See you later Space Cowboy ...
'In space no-one can hear you play your Les Paul through a sweet nano-valve amp'
@LeeE -- Re: re:Since when were thermionic valves etc... -- Your point is a non-sequitur!
Your point is a non-sequitur--useless.
For heaven's sake, Robert E A Harvey is correct as he's just stating the well-known fact that valves once had widespread use in digital electronics. Moreover, when valves were used in digital applications they operated fully within their designed operational parameters.
Fact: Eccles and Jordan invented what's known as the Eccles-Jordan flip-flop aka multivibrator circuit, which is intrinsically a digital circuit AND IT ORIGINALLY USED VALVES/TUBES (practical semiconductor flip-flops had to wait until the perfection of the transistor some 20 years later in 1947). No argument!
The Eccles-Jordan and similar digital circuits were used in hundreds of applications before the transistor was perfected in '47. Notable digital applications that used valves/tubes include the sync timebase for 405-line TV--the first all-electronic television system invented in the 1920s by the famous EMI/Alan Blumlein team; Colossus, the first true digital computer used during WWII for code-braking at Bletchley Park, and also digital circuits found application in many other WWII electronics such as RADAR etc. Furthermore, various flip-flops were used in just about every TV set that used valves (i.e.: all TV sets worldwide made from 1930s to the early 1970s).
Fact: valves can act as switches by saturating or current limiting/running into clipping or hard-biasing them etc.--the circuits are numerous. When used in linear circuits such as audio and operational amplifies, valves are in fact harder to keep linear than transistors.

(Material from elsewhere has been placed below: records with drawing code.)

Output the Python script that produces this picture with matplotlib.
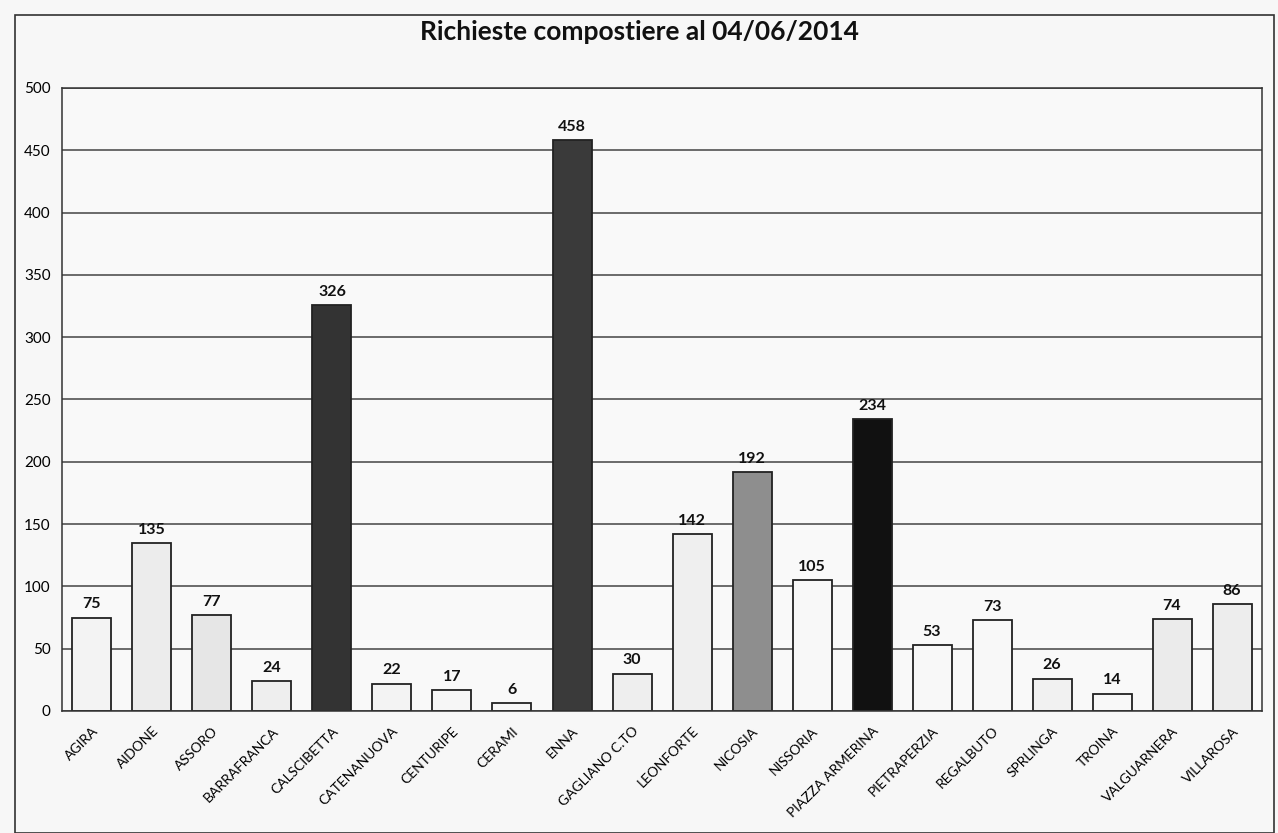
import numpy as np
import matplotlib.pyplot as plt
from matplotlib.patches import Rectangle

comuni = ['AGIRA', 'AIDONE', 'ASSORO', 'BARRAFRANCA', 'CALSCIBETTA', 'CATENANUOVA',
          'CENTURIPE', 'CERAMI', 'ENNA', 'GAGLIANO C.TO', 'LEONFORTE', 'NICOSIA',
          'NISSORIA', 'PIAZZA ARMERINA', 'PIETRAPERZIA', 'REGALBUTO', 'SPRLINGA',
          'TROINA', 'VALGUARNERA', 'VILLAROSA']
richieste = [75, 135, 77, 24, 326, 22, 17, 6, 458, 30, 142, 192, 105, 234, 53, 73, 26, 14, 74, 86]
colori = ['#f3f3f3', '#ececec', '#e6e6e6', '#eeeeee', '#333333', '#f3f3f3',
          '#f6f6f6', '#f6f6f6', '#3a3a3a', '#eeeeee', '#efefef', '#8e8e8e',
          '#f8f8f8', '#111111', '#f8f8f8', '#f8f8f8', '#f1f1f1', '#f8f8f8', '#ebebeb', '#ededed']

plt.rcParams['font.family'] = ['Lato', 'DejaVu Sans']

fig = plt.figure(figsize=(12.78, 8.33), dpi=100, facecolor='#f7f7f7')
ax = fig.add_axes([0.0485, 0.1465, 0.939, 0.7479])
ax.set_facecolor('#f9f9f9')

x = np.arange(len(comuni))
ax.set_axisbelow(True)
ax.grid(axis='y', color='#444444', linewidth=1.1)
bars = ax.bar(x, richieste, width=0.65, color=colori, edgecolor='#222222', linewidth=1.3)
for xi, v in zip(x, richieste):
    ax.text(xi, v + 5, str(v), ha='center', va='bottom', fontsize=11.5, fontweight='bold', color='#111111')

ax.set_xlim(-0.5, len(comuni) - 0.5)
ax.set_ylim(0, 500)
ax.set_yticks(range(0, 501, 50))
ax.tick_params(axis='y', length=0, labelsize=11, pad=8)
ax.tick_params(axis='x', length=0, labelsize=10, pad=10)
ax.set_xticks(x)
ax.set_xticklabels(comuni, rotation=45, ha='right', rotation_mode='anchor')
for s in ax.spines.values():
    s.set_color('#333333')
    s.set_linewidth(1.1)

fig.text(0.5, 0.962, 'Richieste compostiere al 04/06/2014', ha='center', va='center',
         fontsize=19, fontweight='bold', color='#111111')
fig.patches.append(Rectangle((0.012, 0.0), 0.985, 0.982, transform=fig.transFigure,
                             fill=False, edgecolor='#333333', linewidth=1.2))

fig.savefig('out.png', dpi=100, facecolor=fig.get_facecolor())
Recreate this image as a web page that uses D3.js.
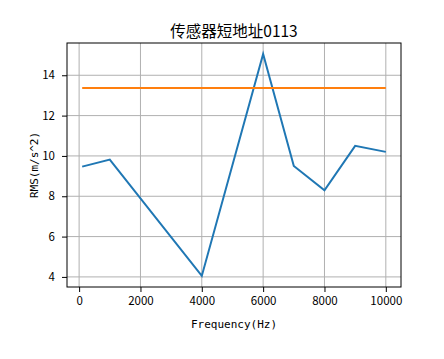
<!DOCTYPE html>
<html>
<head>
<meta charset="utf-8">
<script src="https://cdn.jsdelivr.net/npm/d3@7"></script>
<style>
  body { margin: 0; background: #fff; }
  text { fill: #000; }
</style>
</head>
<body>
<div id="chart-container"></div>
<script>
// data
const freqs = [100, 1000, 4000, 6000, 7000, 8000, 9000, 10000];
const rms = [9.47, 9.82, 4.05, 15.05, 9.5, 8.3, 10.5, 10.2];
const threshold = 13.37;
const xTicks = [0, 2000, 4000, 6000, 8000, 10000];
const yTicks = [4, 6, 8, 10, 12, 14];

const width = 444, height = 359;
const margin = { top: 43, right: 43, bottom: 72, left: 67 };
const cjk = "\"Noto Sans CJK SC\", sans-serif";
const mono = "\"DejaVu Sans Mono\", monospace";

const svg = d3.select("#chart-container")
    .append("svg")
        .attr("width", width)
        .attr("height", height);

// matplotlib style 5% margins
const xMin = d3.min(freqs), xMax = d3.max(freqs);
const xPad = (xMax - xMin) * 0.05;
const yLo = Math.min(d3.min(rms), threshold), yHi = Math.max(d3.max(rms), threshold);
const yPad = (yHi - yLo) * 0.05;

const x = d3.scaleLinear()
    .domain([xMin - xPad, xMax + xPad])
    .range([margin.left, width - margin.right]);
const y = d3.scaleLinear()
    .domain([yLo - yPad, yHi + yPad])
    .range([height - margin.bottom, margin.top]);

// grid
svg.append("g")
    .selectAll("line")
    .data(xTicks)
    .join("line")
        .attr("x1", d => x(d)).attr("x2", d => x(d))
        .attr("y1", margin.top).attr("y2", height - margin.bottom)
        .attr("stroke", "#b0b0b0").attr("stroke-width", 1);
svg.append("g")
    .selectAll("line")
    .data(yTicks)
    .join("line")
        .attr("x1", margin.left).attr("x2", width - margin.right)
        .attr("y1", d => y(d)).attr("y2", d => y(d))
        .attr("stroke", "#b0b0b0").attr("stroke-width", 1);

// lines
const line = d3.line().x(d => x(d[0])).y(d => y(d[1]));
svg.append("path")
    .datum(freqs.map((f, i) => [f, rms[i]]))
    .attr("d", line)
    .attr("fill", "none")
    .attr("stroke", "#1f77b4")
    .attr("stroke-width", 2);
svg.append("path")
    .datum([[xMin, threshold], [xMax, threshold]])
    .attr("d", line)
    .attr("fill", "none")
    .attr("stroke", "#ff7f0e")
    .attr("stroke-width", 2);

// axes
const xAxis = svg.append("g")
    .attr("transform", `translate(0,${height - margin.bottom})`)
    .call(d3.axisBottom(x).tickValues(xTicks).tickSize(5).tickPadding(5).tickFormat(d3.format("d")));
const yAxis = svg.append("g")
    .attr("transform", `translate(${margin.left},0)`)
    .call(d3.axisLeft(y).tickValues(yTicks).tickSize(5).tickPadding(7).tickFormat(d3.format("d")));
[xAxis, yAxis].forEach(a => {
    a.select(".domain").remove();
    a.selectAll("text").style("font-size", "11.5px").style("font-family", cjk);
    a.selectAll("line").attr("stroke", "#000").attr("stroke-width", 1);
});

// frame
svg.append("rect")
    .attr("x", margin.left).attr("y", margin.top)
    .attr("width", width - margin.left - margin.right)
    .attr("height", height - margin.top - margin.bottom)
    .attr("fill", "none")
    .attr("stroke", "#000")
    .attr("stroke-width", 1);

// labels
svg.append("text")
    .attr("x", (margin.left + width - margin.right) / 2)
    .attr("y", 37)
    .attr("text-anchor", "middle")
    .style("font-size", "15.5px")
    .style("font-family", cjk)
    .text("传感器短地址0113");
svg.append("text")
    .attr("x", (margin.left + width - margin.right) / 2)
    .attr("y", 328)
    .attr("text-anchor", "middle")
    .style("font-size", "11px")
    .style("font-family", mono)
    .text("Frequency(Hz)");
svg.append("text")
    .attr("transform", `translate(38,${(margin.top + height - margin.bottom) / 2}) rotate(-90)`)
    .attr("text-anchor", "middle")
    .style("font-size", "11px")
    .style("font-family", mono)
    .text("RMS(m/s^2)");
</script>
</body>
</html>
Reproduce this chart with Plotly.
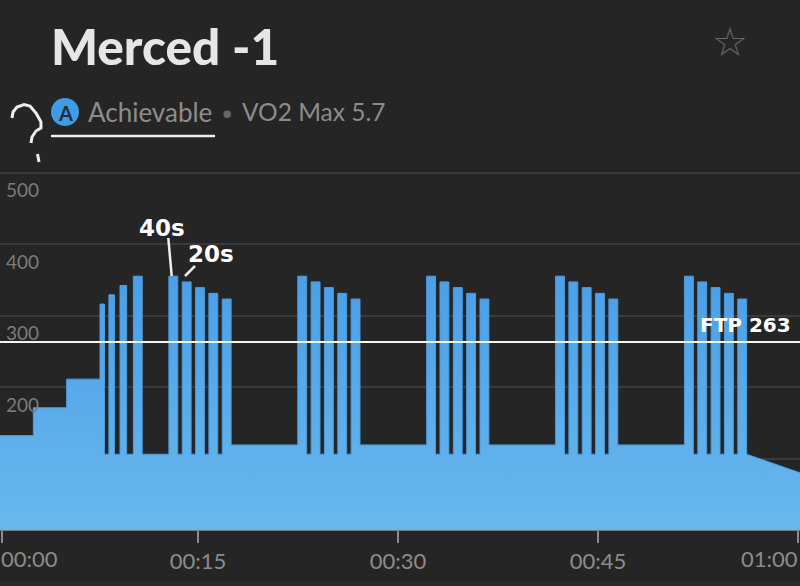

For example, in an audio amplifier that uses valves it's hard to reduce the distortion to below about 1% although it can be done with effort, whereas it's not unusual to see a solid-state/transistor amplifier with a distortion in the order of 0.001% or less--and remember it's the transistor which is at the heart of modern-day digital electronics--not the valve. (It puts paid your stated argument that analog valves can't be used in digital electronics.)
Interesting fact: a single valve can act as both a digital switch and as a linear amplifier simultaneously! And this circuit, the super-regenerative receiver, was invented just on 100 years ago in 1913--some five years before the Eccles-Jordan flip-flop--by Edwin Armstrong, (Armstrong also invented the normal radio circuit that's almost exclusively used today--the superheterodyne receiver, and remarkably, he also invented FM radio).
The super-regenerative receiver is truly remarkable: [what follows is very simplified] a SINGLE VALVE, usually a simple triode, amplifies tiny RF signals received by the antenna using a regenerative positive-feedback process, it then quenches the feedback (stops the feedback taking off into a useless howl) with an oscillating/switching (digital) signal that's about double the frequency of the highest audio signal received, and so doing it detects the signal by rectifying it which is a diode-like switching process which makes the modulation on the RF carrier audible; and finally, it amplifies the detected audio signal which is then fed to the listener.
All up, the super-regen RX can amplify a weak radio signal up to about one million times in a single valve and it does so by simultaneously making use of both analogue (linear) and digital (switching) techniques.
This remarkable circuit was used in British aircraft during the Battle of Britain for the IFF (Identification Friend or Foe) equipment to stop allied aircraft mistakenly shooting each other down in the dark. What's more, IFF was bidirectional, it also had to transmit as well as receive signals--and incredibly it also did the transmitting whilst simultaneously using the very same valve for receiving. Beat that!
In the whole history of electronics, no other circuit has done so much with so few components.